Thank you very much for the kind words. I'm going to try to enjoy each day, no matter how many or few. You're right, I might have many left, no one knows for sure (none of us really do).

[–] 3 pts

Sorry sorry to hear that guy/gal.

[–] 2 pts

Thank you. At least I/they have time to prepare and wrap up loose ends.

[–] 1 pt

Oh man. This is the first I have heard of your condition. I hope it is not a painful one. Are you doing all right? This came as quite the surprise to me reading this. I hope you're doing all right.

[–] 1 pt

Sorry for your troubles. It sounds like you achieved a lot in your life with kids like that though.

[–] 0 pt

Thank you. I'm quite surprised they turned out so well in spite of my parental skills :).

[–] 1 pt

Sad to hear for your condition. Glad you get a warning amount of time to spend with the family though. Too many times loved ones are gone without any warning. It makes it worse.

[–] 1 pt

Thanks, it does help to have time to get everything arranged and for us all to get used to it and have some time together. Seems I have a little while so I'll make the best of it.

[–] 1 pt

Do everything in your power to bring smiles and laughter to that face. Those are what you will remember.

[–] 7 pts

It will get easier anon.

Best wishes for you.

[–] 6 pts

My mother died when I was 9 years old. It took 20 years to get right again.
A mother is probably the only human who will love you unconditionally and that's a huge loss. I'm sorry.

[–] 9 pts

My father loved me unconditionally. My mother didn't. I miss both of them greatly.

[–] 4 pts

Focus on the good memories. You'll always miss your loved ones. My condolences to you and your family for your loss of your mother.

[–] 4 pts

The only cure is time.

[–] 3 pts

I lost my mom about a year ago. The relationship was complicated. She was pretty conservative too. One of her better qualities. For a few months I really couldn’t stop thinking about death. Its a bit better now.

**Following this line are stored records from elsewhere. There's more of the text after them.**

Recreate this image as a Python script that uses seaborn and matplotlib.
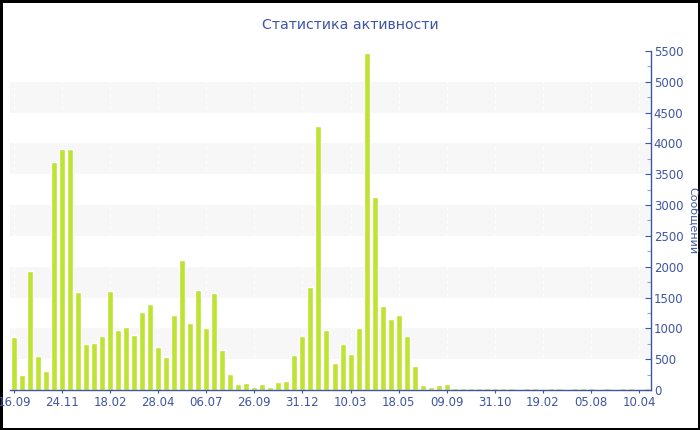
import pandas as pd
import matplotlib
matplotlib.use("Agg")
import matplotlib.pyplot as plt
from matplotlib.ticker import MultipleLocator
import seaborn as sns

# message counts per period
messages = [
    865, 243, 1936, 552, 314, 3704, 3905, 3905, 1585, 752,
    762, 881, 1606, 979, 1022, 892, 1260, 1395, 698, 541,
    1211, 2109, 1092, 1628, 1006, 1574, 649, 254, 100, 119,
    49, 92, 49, 124, 146, 568, 879, 1666, 4290, 976,
    430, 741, 589, 1008, 5462, 3126, 1363, 1157, 1211, 871,
    395, 86, 49, 76, 103, 38, 28, 32, 30, 30,
    28, 25, 32, 24, 27, 30, 22, 26, 28, 24,
    30, 25, 27, 23, 29, 24, 28, 26, 24, 31,
]
tick_labels = ['16.09', '24.11', '18.02', '28.04', '06.07', '26.09', '31.12',
               '10.03', '18.05', '09.09', '31.10', '19.02', '05.08', '10.04']
tick_step = 6

title = 'Статистика активности'
ylabel = 'Сообщений'

BAR = '#bfe332'
BLUE = '#3f55a3'


def main():
    df = pd.DataFrame({'idx': range(len(messages)), 'count': messages})

    sns.set_theme(style="white")
    plt.rcParams['font.family'] = ['DejaVu Sans']

    fig = plt.figure(figsize=(7, 4.3), dpi=100)
    ax = fig.add_axes([10 / 700, 1 - 390 / 430, 641 / 700, 339 / 430])

    # alternating light bands
    for lo in range(500, 5500, 1000):
        ax.axhspan(lo, lo + 500, color='#f7f7f7', zorder=0, lw=0)

    sns.barplot(data=df, x='idx', y='count', color=BAR, width=0.75,
                saturation=1, ax=ax, zorder=2)

    ax.set_xlim(-0.5, len(messages) - 0.5)
    ax.set_ylim(0, 5500)

    ticks = list(range(0, len(messages), tick_step))[:len(tick_labels)]
    ax.set_xticks(ticks)
    ax.set_xticklabels(tick_labels)
    for t in ticks:
        ax.axvline(t, color='white', lw=0.8, ls=(0, (3, 3)), zorder=1)

    ax.yaxis.tick_right()
    ax.yaxis.set_label_position('right')
    ax.yaxis.set_major_locator(MultipleLocator(500))
    ax.yaxis.set_minor_locator(MultipleLocator(250))
    ax.tick_params(axis='y', which='major', direction='in', length=4,
                   width=0.8, color=BLUE, labelcolor=BLUE, labelsize=8.5, pad=2,
                   right=True, left=False)
    ax.tick_params(axis='y', which='minor', direction='in', length=3,
                   width=0.8, color='#9aa4c8', right=True, left=False)
    ax.tick_params(axis='x', direction='inout', length=5, width=0.8,
                   color=BLUE, labelcolor=BLUE, labelsize=8.5, pad=2,
                   bottom=True)

    ax.set_xlabel('')
    ax.set_ylabel(ylabel, color=BLUE, fontsize=8, rotation=270, va='center')
    ax.yaxis.set_label_coords(1 + 42 / 641, 0.5)

    for side in ['top', 'left']:
        ax.spines[side].set_visible(False)
    for side in ['right', 'bottom']:
        ax.spines[side].set_color(BLUE)
        ax.spines[side].set_linewidth(1)

    fig.text(0.5, 1 - 25 / 430, title, ha='center', va='center',
             color=BLUE, fontsize=10.2)

    fig.patch.set_edgecolor('black')
    fig.patch.set_linewidth(2.5)

    fig.savefig('out.png', dpi=100, facecolor='white',
                edgecolor=fig.get_edgecolor())
    plt.close(fig)


if __name__ == "__main__":
    main()
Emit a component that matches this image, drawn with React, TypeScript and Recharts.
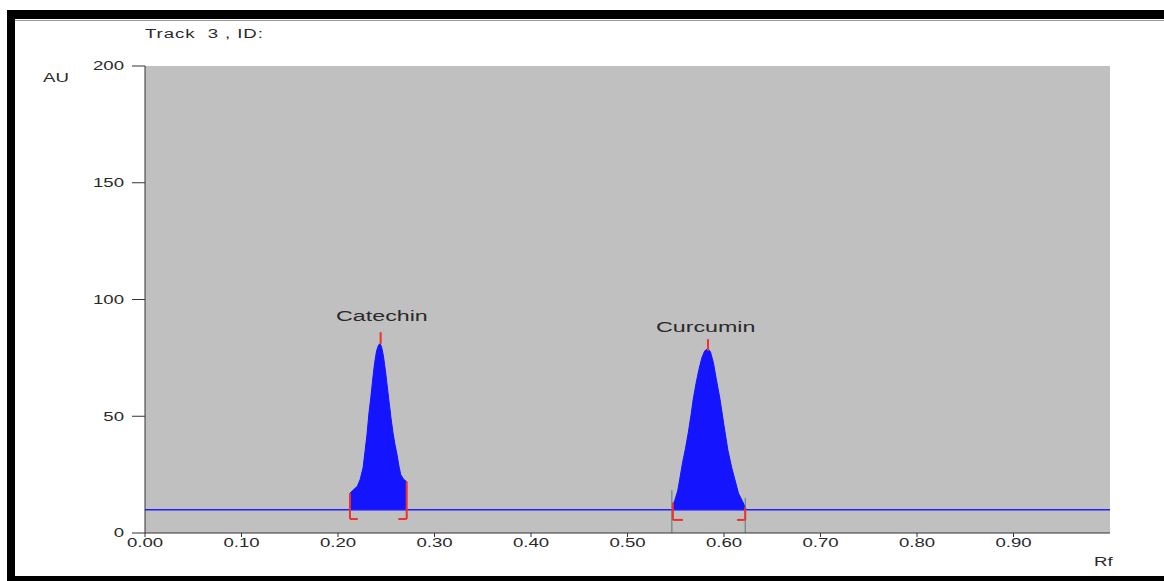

Its hard to tell if Im upset about my mom dying or just fucking jews wrecking everything. Im being totally serious.

[–] 3 pts

Sorry to hear of your loss. I lost both. I didn’t care about my Dad, but when my mom died it hit me hard. The worst part was not having someone to call and share your accomplishments with. I felt a part of me that tethered me to earth was now gone. It gets better over time but takes quite a while. The best thing you can do is keep her memory alive.

[–] 3 pts

I lost both parents within a 4-month time span. It was difficult to deal with at the time but you get used to it. At odd times I find myself thinking things like, "Mom would have loved to see this..." or "Dad wasn't such an asshole after all..." but you learn to move on.

[–] 0 pt

I came to realize my Father was a hard ass when it was necessary, but I looked to him for advice and to my Mother for love. Does that make sense? I'm a girl.

[–] 0 pt

My father was hard on all of us but as we got older my brothers and I understood why. We are all self-reliant and know how to so all of the basic trades required to maintain a house. My mom taught us all to cook, clean, do laundry, etc. also to make us self-reliant.

[–] 3 pts

The comfort of God as a loving Father through a relationship with Jesus Christ will send the Holy Spirit, the greatest comforter, into your life. Turn to Christ, as I am sure there is no better answer to help with the pain of searing loss. https://www.gracechurch.org/about/gospel https://www.gracechurch.org/sermons/4888

[–] 3 pts

It never gets easy, just less directly painful over time. My dad died ten years ago and I still think about him all the time.